The Scottish Rite Caps Explained
The caps of the Scottish Rite are prayer caps. We wear them to show our respect and devotion to God, and to identify ourselves as Masons of the Scottish Rite. As the White Lambskin is the Badge of a Mason, so is the regulation cap the Badge of a Scottish Rite Mason.
You may wonder, when you see the different color caps being worn by various members, what they denote.
THE CAPS AND THEIR SIGNATURE
Denotes a Master of the Royal Secret, the title of a 32° Mason of the Scottish Rite. The great majority of the members wear this cap.
The red caps are worn by those members who are 32° KCCH. At its biennial session certain 32° Scottish Rite Masons who have been 32° Masons at least four years, who have rendered signal service to the Rite, are chosen by the Supreme Council to receive the Rank and Decoration. The members who hold it are designated 32° KCCH. KCCH stands for Knights Commander of the Court of Honor. It is not a Degree but an Investiture bestowed upon members deserving recognition for faithful services to the Rite. It is one of the great honors in all Scottish Rite Freemasonry to be designated to receive this honor.
The white caps are worn by those who have been honored with the 33° Inspector General Honorary. The Thirty-third Degree is conferred by the Supreme Council upon members of the Rite in recognition of outstanding service to the Rite, or in public life, to the principles taught in the Degrees. The 33° cannot be asked for and if asked for must be refused. At its biennial session, the Supreme Council elects members of the Rite to receive the Degrees. These 33° Scottish Rite Masons are Inspectors General Honorary and honorary members of the Supreme Council. The active members of the Supreme Council are chosen from among them. A member must have previously been invested with the Rank and Decoration of Knight Commander of the Court of Honour, be a KCCH for at least four years and have attained the age of 35 years before he can be nominated for election to receive the 33°.
WHITE CAP WITH A BAND OF BLUE
The white cap with a 1¼” band of blue silk velvet is worn by the brother who is a 33° Mason and who has been elected by the Supreme Council to the Grand Cross of the Court of Honour. This is the highest decoration which can be bestowed on an Inspector General Honorary. It is voted very rarely to Thirty-third Degree Masons only for the most exceptional and extraordinary services.
WHITE CAP WITH RED BAND
The white cap with a 1¼” scarlet band denotes a Deputy of the Supreme Council. In orients (states, territories, or countries) which do not have an Active Member, the Sovereign Grand Commander appoints a “Deputy of The Supreme Council”. The Deputy has powers similar to those of a Sovereign Grand Inspector General. However, he has no vote in The Supreme Council and holds his office at the pleasure of the Sovereign Grand Commander.

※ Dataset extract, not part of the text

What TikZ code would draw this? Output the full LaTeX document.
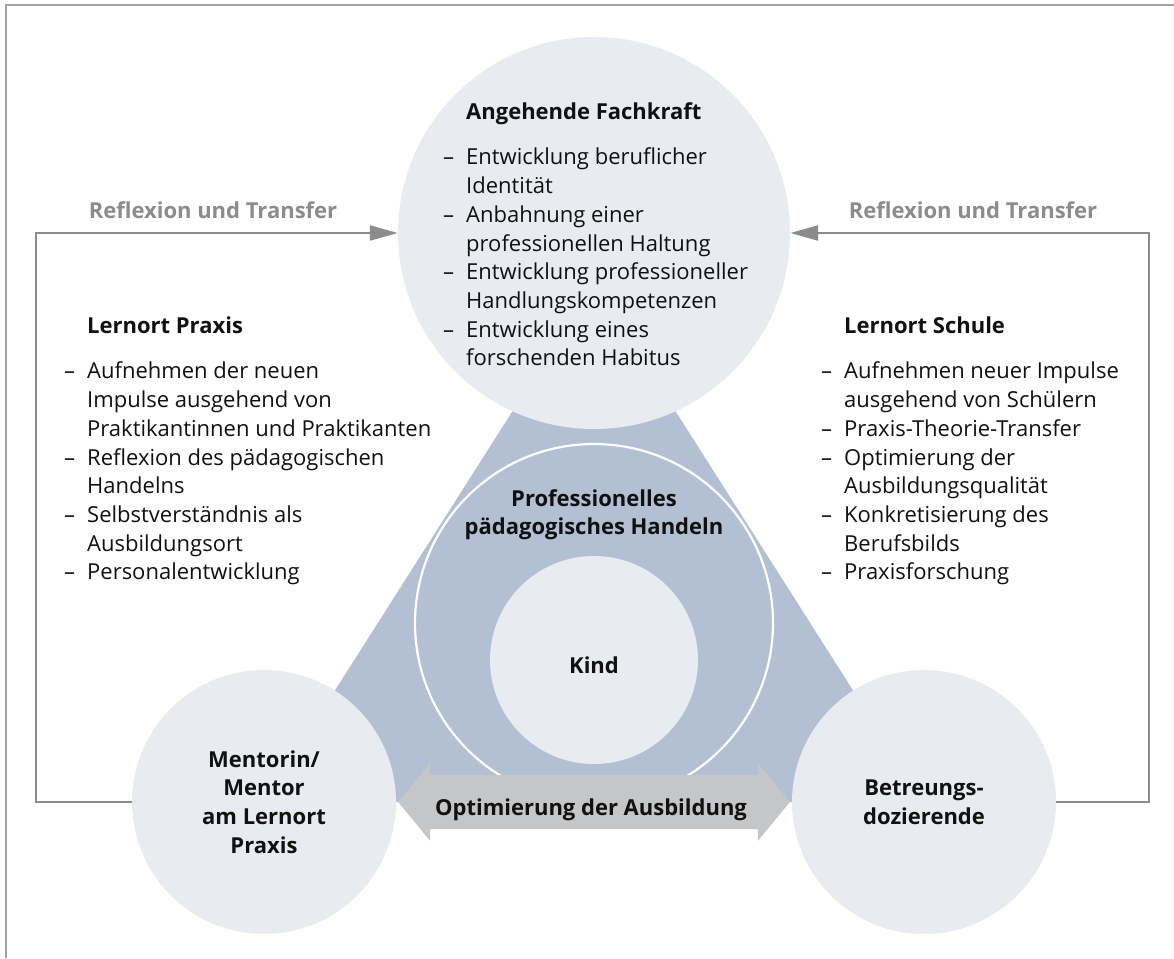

The blue caps are worn by those Masons who have held membership in the Rite for at least 50 years. It is a great honor and achievement to have served the Rite for 50 years.
The purple cap denotes a 33° Sovereign Grand Inspector General and an active member of the Supreme Council. This is the title of an Active Member of The Supreme Council. There is only one Active Member for any one Orient (state, territory, or country). He is the highest ranking officer of the Rite within his jurisdiction, and, in relation to the Rite, his powers are similar to those of a Grand Master of the Symbolic Craft subject, however, to The Supreme Council and the Sovereign Grand Commander.
The violet cap denotes a 33° Sovereign Grand Inspector General and an active member of the Supreme Council, and the Sovereign Grand Commander. The Sovereign Grand commander is the highest ranking officer of the Supreme Council and the chief executive and judicial officer of the Rite within this Supreme Council’s Jurisdiction. He is the representative of The Supreme Council when that Body is not in session and is invested with general powers of supervision and administration everywhere within its Jurisdiction.
The wearing of caps is considered proper a Reunions, Scottish Rite Meetings, Maundy Thursday services, etc. It is improper for the cap to be worn in any other public place.